Their relationship really builds to the next level when Gale injures his knee and Brian helps him to recover. Piccolo was buried behind Gale on the depth chart, as any mere mortal would be, but his injury opened the door for Piccolo. A lesser man might thank his lucky stars, but Piccolo is hell bent on nursing Gale back to health. They are in a competition, yes, but true competitors not only want to compete with the very best, but want to face them at their peak, and not while they are sunk in a valley. From true competitors, to true friends, to genuine non-homo man love.

In the canon of tearjerkers, there may be only one grand champion capable of turning even meathead males into blubbering schmucks. Yes...Every Which Way But Loose. But coming right behind in second place is, yes, Brian's Song. It's sort of the It's a Wonderful Life of the football season. It's also one of the most cancerific films ever made. It's positively cancertastic, I dare say. Remember, every time you cry at the end of Brian's Song, Pic scores a goal line touchdown in heaven on a two yard trap play. I swear he does.

"I Love Brian Piccolo, and I'd like all of you to love him too."
-Gale Sayers

P.S. This was written as part of the 1st Annual Bronko Nagurski Memorial Football Flick Fest over at My Floating Red Couch. Check it out here: link


  1. To HELL with cancer!

    A few points:
    1. Remember that commerical for McD's where the brother shows up to his apt and there are some fly bitches there and his homie sez, "Dood, you were supposed to get hors d'oerves" and dude sticks some toothpicks in to the QP's on a platter and serves like a dozen QPs to the fly honeys? I don't think I'd be interested in a girl mauing on a quarter pounder like that as it seems disgusting.

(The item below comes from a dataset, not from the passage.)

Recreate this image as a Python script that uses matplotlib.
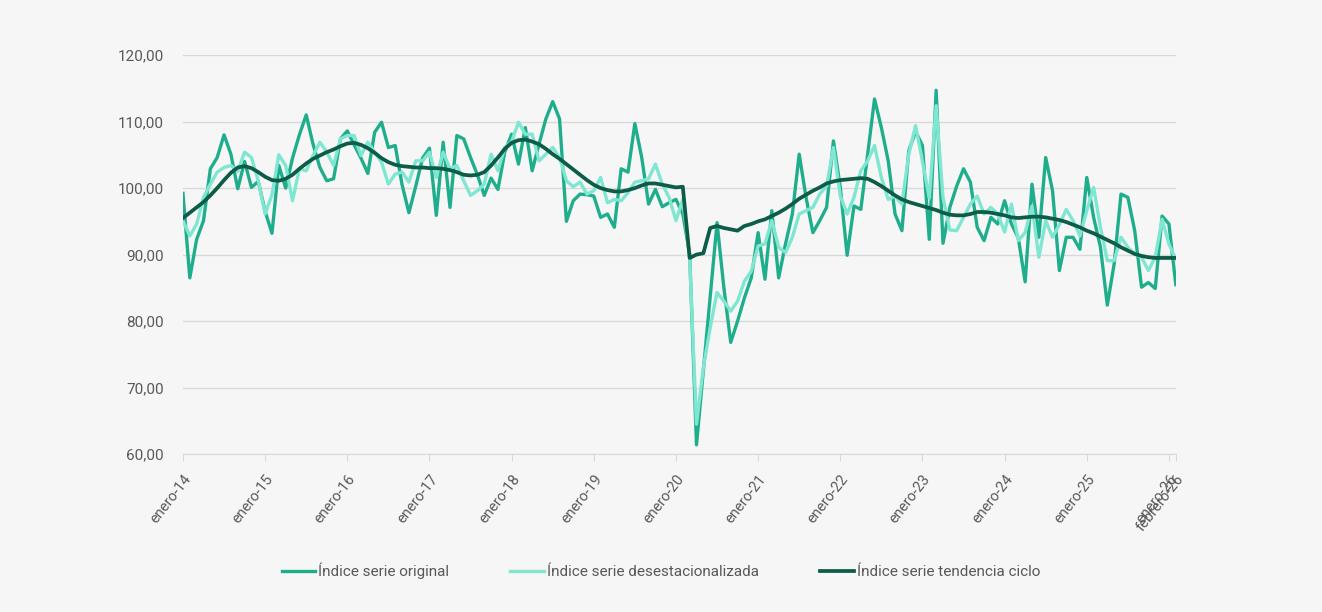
import matplotlib.pyplot as plt

# --- datos (enero-14 .. febrero-26, mensual) ---
serie_original = [
    99.2, 86.5, 92.3, 95.1, 102.9, 104.6, 108.0, 105.1, 99.9, 104.0, 100.1, 101.0,
    96.5, 93.2, 103.4, 100.0, 104.5, 108.0, 111.0, 106.6, 103.1, 101.1, 101.4, 107.4,
    108.6, 106.5, 104.5, 102.2, 108.4, 109.9, 106.1, 106.4, 100.5, 96.3, 100.3, 104.5,
    106.0, 95.9, 106.9, 97.1, 107.9, 107.4, 104.6, 102.0, 98.9, 101.5, 99.8, 105.4,
    108.1, 103.6, 109.1, 102.6, 106.6, 110.4, 113.0, 110.4, 95.0, 98.1, 99.1, 99.0,
    98.8, 95.6, 96.1, 94.1, 102.9, 102.4, 109.7, 104.6, 97.6, 99.8, 97.2, 97.8,
    98.3, 96.1, 90.1, 61.4, 72.5, 83.5, 94.8, 85.0, 76.8, 80.0, 83.5, 86.5,
    93.3, 86.3, 96.6, 86.5, 91.6, 96.1, 105.1, 98.6, 93.3, 95.1, 97.1, 107.1,
    100.1, 89.9, 97.3, 96.8, 105.1, 113.4, 109.1, 104.1, 96.1, 93.6, 105.6, 108.5,
    106.4, 92.3, 114.7, 91.7, 97.1, 100.3, 102.9, 100.9, 94.1, 92.1, 95.6, 94.6,
    98.1, 94.6, 92.5, 85.9, 100.6, 92.6, 104.6, 99.6, 87.6, 92.6, 92.6, 90.8,
    101.6, 95.6, 91.1, 82.4, 88.6, 99.1, 98.6, 93.6, 85.1, 85.8, 84.9, 95.8,
    94.6, 85.5,
]

serie_desest = [
    95.1, 92.8, 94.6, 98.6, 100.6, 102.4, 103.1, 103.4, 102.5, 105.4, 104.6, 101.1,
    96.1, 99.0, 105.0, 103.4, 98.1, 102.9, 102.6, 104.9, 106.9, 105.4, 103.4, 107.4,
    107.9, 107.9, 104.9, 106.9, 105.4, 103.9, 100.6, 102.1, 102.4, 100.9, 104.1, 104.1,
    105.4, 101.6, 105.4, 102.9, 103.4, 101.1, 98.9, 99.6, 100.6, 105.1, 102.6, 106.1,
    107.0, 109.9, 108.1, 108.1, 104.1, 105.1, 106.1, 104.6, 101.1, 100.2, 100.9, 99.1,
    99.6, 101.6, 97.8, 98.3, 98.1, 99.3, 100.9, 101.1, 101.4, 103.6, 100.6, 98.6,
    95.1, 98.3, 89.6, 64.5, 73.0, 79.0, 84.3, 83.0, 81.5, 83.0, 86.0, 87.5,
    91.3, 91.6, 95.1, 91.1, 90.3, 92.6, 96.1, 96.6, 97.1, 99.1, 100.3, 106.1,
    98.8, 96.1, 98.6, 102.6, 104.1, 106.4, 101.6, 98.3, 98.8, 97.6, 105.1, 109.4,
    104.0, 98.5, 112.4, 98.6, 93.7, 93.6, 95.6, 97.6, 98.8, 96.1, 97.1, 96.1,
    93.4, 97.6, 92.1, 93.3, 97.3, 89.6, 95.1, 92.6, 94.5, 96.8, 95.1, 92.8,
    96.6, 100.1, 94.1, 89.1, 89.1, 92.6, 91.1, 90.1, 89.6, 87.6, 89.6, 95.3,
    91.6, 89.3,
]

serie_tendencia = [
    95.5, 96.3, 97.1, 97.9, 98.9, 100.0, 101.2, 102.3, 103.1, 103.3, 103.0, 102.4,
    101.7, 101.2, 101.1, 101.4, 102.0, 102.9, 103.7, 104.4, 104.9, 105.4, 105.8, 106.3,
    106.7, 106.8, 106.5, 106.0, 105.3, 104.5, 103.9, 103.5, 103.3, 103.2, 103.1, 103.1,
    103.0, 103.0, 102.9, 102.7, 102.4, 102.0, 101.9, 102.0, 102.4, 103.4, 104.6, 105.9,
    106.8, 107.2, 107.3, 107.0, 106.6, 105.9, 105.1, 104.4, 103.6, 102.8, 102.0, 101.2,
    100.5, 100.0, 99.7, 99.5, 99.5, 99.7, 100.0, 100.4, 100.7, 100.7, 100.5, 100.3,
    100.1, 100.2, 89.5, 90.0, 90.2, 94.0, 94.3, 94.0, 93.8, 93.6, 94.3, 94.6,
    95.0, 95.3, 95.8, 96.3, 96.9, 97.6, 98.4, 99.0, 99.6, 100.1, 100.7, 101.0,
    101.2, 101.3, 101.4, 101.5, 101.4, 100.9, 100.3, 99.6, 98.9, 98.3, 97.9, 97.6,
    97.3, 97.0, 96.7, 96.3, 96.0, 95.9, 95.9, 96.1, 96.4, 96.4, 96.3, 96.1,
    95.9, 95.6, 95.5, 95.6, 95.7, 95.7, 95.6, 95.4, 95.2, 94.9, 94.5, 94.1,
    93.6, 93.2, 92.7, 92.2, 91.7, 91.1, 90.6, 90.1, 89.8, 89.6, 89.5, 89.5,
    89.5, 89.5,
]

etiquetas_x = ["enero-14", "enero-15", "enero-16", "enero-17", "enero-18", "enero-19",
               "enero-20", "enero-21", "enero-22", "enero-23", "enero-24", "enero-25",
               "enero-26", "febrero-26"]
pos_x = [0, 12, 24, 36, 48, 60, 72, 84, 96, 108, 120, 132, 144, 145]
ticks_y = [60, 70, 80, 90, 100, 110, 120]

plt.rcParams['font.family'] = ['Roboto', 'DejaVu Sans']

fondo = "#f6f6f6"
gris_texto = "#595959"
fig = plt.figure(figsize=(13.22, 6.12), dpi=100, facecolor=fondo)
ax = fig.add_axes([0.1384, 0.258, 0.751, 0.652], facecolor=fondo)

meses = list(range(len(serie_original)))
ax.plot(meses, serie_original, color="#1fae8c", linewidth=2.4, label="Índice serie original", zorder=3)
ax.plot(meses, serie_desest, color="#7fe6d2", linewidth=2.4, label="Índice serie desestacionalizada", zorder=4)
ax.plot(meses, serie_tendencia, color="#0c5c48", linewidth=2.7, label="Índice serie tendencia ciclo", zorder=5)

ax.set_xlim(0, 145)
ax.set_ylim(60, 120)
ax.set_yticks(ticks_y)
ax.set_yticklabels([f"{v:.2f}".replace(".", ",") for v in ticks_y], fontsize=11, color=gris_texto)
ax.set_xticks(pos_x)
ax.set_xticklabels(etiquetas_x, rotation=52, ha="right", rotation_mode="anchor",
                   fontsize=10.5, color=gris_texto)

ax.grid(axis="y", color="#d9d9d9", linewidth=1)
ax.set_axisbelow(True)
for lado in ["top", "right", "left"]:
    ax.spines[lado].set_visible(False)
ax.spines["bottom"].set_color("#d9d9d9")
ax.tick_params(axis="y", length=0, pad=14)
ax.tick_params(axis="x", length=5, color="#d9d9d9", pad=8)

fig.legend(loc="center", bbox_to_anchor=(0.5, 0.067), ncol=3, frameon=False,
           fontsize=11, labelcolor=gris_texto, handlelength=2.2, handletextpad=0.2,
           columnspacing=4.0)

fig.savefig("out.png", dpi=100, facecolor=fondo)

    This basic train of thought would also probably lead me away from a girl swiggin on a Colt 45 .... I don't care if its Lando's drank of choice. (and I love <3 Lando)

    2. Yeah, what the hell is up with Fab 5 Freddy?

    "As a young teenager in the 1970s Fab 5 Freddy was a member of the Brooklyn based graffiti group "The Fabulous 5." He got his name for consistent graffiti "bombing" of the number 5 train on the IRT." (wikipedia) huh, whaddya know?

    3. I usually have to know a girl for at least 6 months before I'll watch Brian's Song with her, for fear of a lack of masculinity. I mean, it doesn't get me like The 6th Man, but its right up there.

  2. @couch
    I do remember that commercial, and I'll just add that if you serve stacks and stacks of quarter pounders to a bunch of fly honeys, they will soon no longer be fly honeys. They will get fat and die, and there's nothing fly about that.

    Thanks for the info on Freddy. I only knew him from watching him on MTV back in the day, and always wondered about the "5", but not enough to hit up wikipedia.

    I have not seen 6th Man, but Katie from IMDB says "This is my favorite movie, i watch it all the time! it has a great plot and i never get sick of it i repeat all the lines and songs while i am watching it, its great. and when i found out it was going to be on tv for the first time i got extremely excited because i knew people would get to see how great of a movie it really is, its funny, touching, sad, and inspiring all in one, i still get tears in my eyes every time i watch it and laugh at all the same moments this movie is great, super, fantastic, and terrific and i recommend it to EVERYONE especially basketball" It's great, super, fantastic, AND terrific, all at once? How are the Wayans able to juggle so?